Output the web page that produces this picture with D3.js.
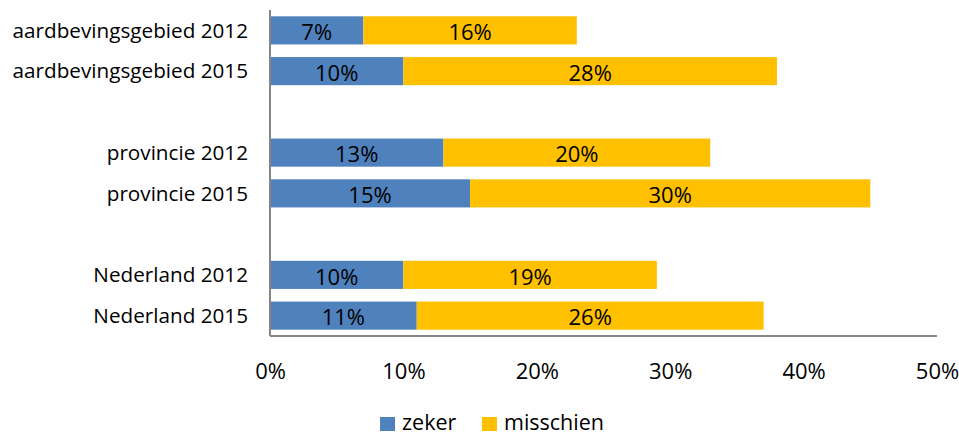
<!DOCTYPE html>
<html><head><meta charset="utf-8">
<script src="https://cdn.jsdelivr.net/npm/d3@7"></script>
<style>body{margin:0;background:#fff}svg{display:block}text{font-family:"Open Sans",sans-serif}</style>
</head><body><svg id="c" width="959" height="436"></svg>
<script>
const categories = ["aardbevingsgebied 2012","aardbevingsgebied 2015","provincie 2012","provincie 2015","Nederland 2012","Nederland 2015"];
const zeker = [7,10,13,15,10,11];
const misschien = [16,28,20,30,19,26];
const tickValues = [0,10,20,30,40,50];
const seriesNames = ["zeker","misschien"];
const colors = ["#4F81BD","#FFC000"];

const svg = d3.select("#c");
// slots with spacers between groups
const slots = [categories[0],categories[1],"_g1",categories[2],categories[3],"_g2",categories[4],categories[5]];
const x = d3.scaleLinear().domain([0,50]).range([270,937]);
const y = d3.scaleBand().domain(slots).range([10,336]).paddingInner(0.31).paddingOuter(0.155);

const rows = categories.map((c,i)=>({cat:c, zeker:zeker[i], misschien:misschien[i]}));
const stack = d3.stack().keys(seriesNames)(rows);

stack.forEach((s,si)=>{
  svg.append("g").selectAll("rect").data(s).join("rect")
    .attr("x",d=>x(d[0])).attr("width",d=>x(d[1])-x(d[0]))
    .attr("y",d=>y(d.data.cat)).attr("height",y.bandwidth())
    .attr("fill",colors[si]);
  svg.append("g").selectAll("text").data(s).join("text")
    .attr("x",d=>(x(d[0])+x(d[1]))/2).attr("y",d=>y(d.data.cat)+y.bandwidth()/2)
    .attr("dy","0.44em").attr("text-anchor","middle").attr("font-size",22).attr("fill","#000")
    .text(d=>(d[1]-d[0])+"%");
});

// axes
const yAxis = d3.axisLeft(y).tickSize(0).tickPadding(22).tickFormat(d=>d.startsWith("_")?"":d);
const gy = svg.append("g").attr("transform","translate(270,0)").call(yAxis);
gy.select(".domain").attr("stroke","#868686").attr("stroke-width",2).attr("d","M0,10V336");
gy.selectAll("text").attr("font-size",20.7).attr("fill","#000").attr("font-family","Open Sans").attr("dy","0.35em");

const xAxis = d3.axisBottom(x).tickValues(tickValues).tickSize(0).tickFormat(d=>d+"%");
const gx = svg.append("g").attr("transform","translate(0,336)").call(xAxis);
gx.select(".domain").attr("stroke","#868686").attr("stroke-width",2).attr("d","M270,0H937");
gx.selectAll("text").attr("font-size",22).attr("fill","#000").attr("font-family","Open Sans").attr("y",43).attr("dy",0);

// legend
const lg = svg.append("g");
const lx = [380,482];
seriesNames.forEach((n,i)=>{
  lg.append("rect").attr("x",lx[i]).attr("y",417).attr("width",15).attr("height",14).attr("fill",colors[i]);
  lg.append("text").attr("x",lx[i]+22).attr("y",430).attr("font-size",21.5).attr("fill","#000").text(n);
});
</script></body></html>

++++++++

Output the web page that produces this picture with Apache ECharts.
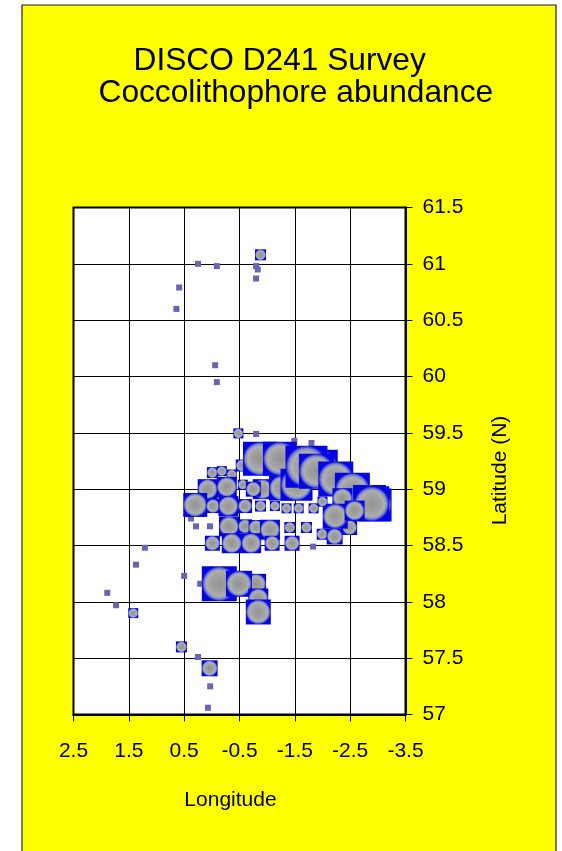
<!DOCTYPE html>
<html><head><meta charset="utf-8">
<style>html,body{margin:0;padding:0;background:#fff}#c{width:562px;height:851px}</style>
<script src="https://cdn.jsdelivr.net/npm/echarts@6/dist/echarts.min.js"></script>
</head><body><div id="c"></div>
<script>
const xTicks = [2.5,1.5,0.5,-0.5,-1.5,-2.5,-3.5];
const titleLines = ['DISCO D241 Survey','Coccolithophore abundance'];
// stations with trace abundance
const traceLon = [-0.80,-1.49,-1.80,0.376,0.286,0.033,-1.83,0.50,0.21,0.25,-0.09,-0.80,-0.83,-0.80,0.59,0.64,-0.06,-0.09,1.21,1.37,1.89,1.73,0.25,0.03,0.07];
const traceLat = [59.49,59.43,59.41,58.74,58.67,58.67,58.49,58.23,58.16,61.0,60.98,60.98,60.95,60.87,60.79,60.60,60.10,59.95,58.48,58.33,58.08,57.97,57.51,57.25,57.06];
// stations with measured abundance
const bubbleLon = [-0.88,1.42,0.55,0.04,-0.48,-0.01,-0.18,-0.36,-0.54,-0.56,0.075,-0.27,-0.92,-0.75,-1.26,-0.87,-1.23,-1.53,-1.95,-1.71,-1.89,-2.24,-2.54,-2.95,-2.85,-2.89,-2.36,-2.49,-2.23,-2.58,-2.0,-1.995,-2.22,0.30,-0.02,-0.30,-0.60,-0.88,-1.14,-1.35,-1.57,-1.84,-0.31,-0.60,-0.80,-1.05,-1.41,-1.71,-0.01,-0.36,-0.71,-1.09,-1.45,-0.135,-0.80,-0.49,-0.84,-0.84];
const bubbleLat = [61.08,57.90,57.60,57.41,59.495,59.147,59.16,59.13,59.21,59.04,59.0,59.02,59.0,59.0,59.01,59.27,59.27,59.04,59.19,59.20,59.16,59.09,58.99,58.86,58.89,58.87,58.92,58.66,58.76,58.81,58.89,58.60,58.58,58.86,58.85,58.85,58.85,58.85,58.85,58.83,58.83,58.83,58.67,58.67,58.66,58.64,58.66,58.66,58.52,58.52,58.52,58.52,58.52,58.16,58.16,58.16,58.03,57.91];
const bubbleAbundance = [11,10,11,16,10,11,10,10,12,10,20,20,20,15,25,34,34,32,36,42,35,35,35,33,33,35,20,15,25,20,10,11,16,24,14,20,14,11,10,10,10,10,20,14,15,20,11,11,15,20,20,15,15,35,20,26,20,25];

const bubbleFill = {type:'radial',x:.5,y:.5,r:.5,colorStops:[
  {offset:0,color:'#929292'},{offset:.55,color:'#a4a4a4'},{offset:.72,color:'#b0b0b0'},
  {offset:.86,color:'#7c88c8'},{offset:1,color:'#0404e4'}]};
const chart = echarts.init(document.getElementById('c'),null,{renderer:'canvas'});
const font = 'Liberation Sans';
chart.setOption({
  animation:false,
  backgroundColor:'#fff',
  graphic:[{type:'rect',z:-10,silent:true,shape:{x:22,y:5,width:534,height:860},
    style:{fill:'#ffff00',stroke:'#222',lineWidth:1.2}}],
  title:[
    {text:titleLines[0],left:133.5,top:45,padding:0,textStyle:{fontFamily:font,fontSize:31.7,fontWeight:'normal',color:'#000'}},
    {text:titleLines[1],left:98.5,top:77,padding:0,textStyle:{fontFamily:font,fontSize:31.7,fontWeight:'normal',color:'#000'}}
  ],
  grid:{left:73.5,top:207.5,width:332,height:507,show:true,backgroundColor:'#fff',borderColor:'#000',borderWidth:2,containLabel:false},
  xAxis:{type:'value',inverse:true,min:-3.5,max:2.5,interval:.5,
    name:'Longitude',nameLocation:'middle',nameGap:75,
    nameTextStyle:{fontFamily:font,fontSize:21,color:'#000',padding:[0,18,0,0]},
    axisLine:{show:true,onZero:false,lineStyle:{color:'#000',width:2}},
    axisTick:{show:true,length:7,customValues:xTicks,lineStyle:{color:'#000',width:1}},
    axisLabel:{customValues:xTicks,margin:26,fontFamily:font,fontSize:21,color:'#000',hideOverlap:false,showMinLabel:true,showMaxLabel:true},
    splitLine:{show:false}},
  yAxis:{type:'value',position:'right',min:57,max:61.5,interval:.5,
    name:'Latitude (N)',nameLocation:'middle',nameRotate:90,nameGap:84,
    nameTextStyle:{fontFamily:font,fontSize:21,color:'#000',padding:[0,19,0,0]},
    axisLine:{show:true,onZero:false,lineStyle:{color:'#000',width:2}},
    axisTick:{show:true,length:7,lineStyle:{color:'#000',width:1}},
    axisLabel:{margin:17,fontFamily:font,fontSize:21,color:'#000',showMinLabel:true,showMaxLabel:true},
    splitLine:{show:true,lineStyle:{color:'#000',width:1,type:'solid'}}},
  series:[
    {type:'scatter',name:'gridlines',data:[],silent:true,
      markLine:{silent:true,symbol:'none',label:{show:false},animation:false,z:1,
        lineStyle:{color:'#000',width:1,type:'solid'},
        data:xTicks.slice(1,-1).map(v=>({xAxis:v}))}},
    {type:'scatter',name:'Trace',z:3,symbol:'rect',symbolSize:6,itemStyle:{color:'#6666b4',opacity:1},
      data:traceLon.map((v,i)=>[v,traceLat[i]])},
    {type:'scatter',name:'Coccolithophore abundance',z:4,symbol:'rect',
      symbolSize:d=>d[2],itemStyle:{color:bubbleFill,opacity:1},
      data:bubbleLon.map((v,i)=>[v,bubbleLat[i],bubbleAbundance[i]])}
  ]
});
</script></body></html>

++++++++

▶ _TASK DIRECTIONS_
Leave the pictures out and copy exactly the lines from the one with "Output the web page that produces this picture with D3.js." to the one with "const stack = d3.stack().keys(seriesNames)(rows);", both included.

▶ _RESULT OF THE EXERCISE_
Output the web page that produces this picture with D3.js.
<!DOCTYPE html>
<html><head><meta charset="utf-8">
<script src="https://cdn.jsdelivr.net/npm/d3@7"></script>
<style>body{margin:0;background:#fff}svg{display:block}text{font-family:"Open Sans",sans-serif}</style>
</head><body><svg id="c" width="959" height="436"></svg>
<script>
const categories = ["aardbevingsgebied 2012","aardbevingsgebied 2015","provincie 2012","provincie 2015","Nederland 2012","Nederland 2015"];
const zeker = [7,10,13,15,10,11];
const misschien = [16,28,20,30,19,26];
const tickValues = [0,10,20,30,40,50];
const seriesNames = ["zeker","misschien"];
const colors = ["#4F81BD","#FFC000"];

const svg = d3.select("#c");
// slots with spacers between groups
const slots = [categories[0],categories[1],"_g1",categories[2],categories[3],"_g2",categories[4],categories[5]];
const x = d3.scaleLinear().domain([0,50]).range([270,937]);
const y = d3.scaleBand().domain(slots).range([10,336]).paddingInner(0.31).paddingOuter(0.155);

const rows = categories.map((c,i)=>({cat:c, zeker:zeker[i], misschien:misschien[i]}));
const stack = d3.stack().keys(seriesNames)(rows);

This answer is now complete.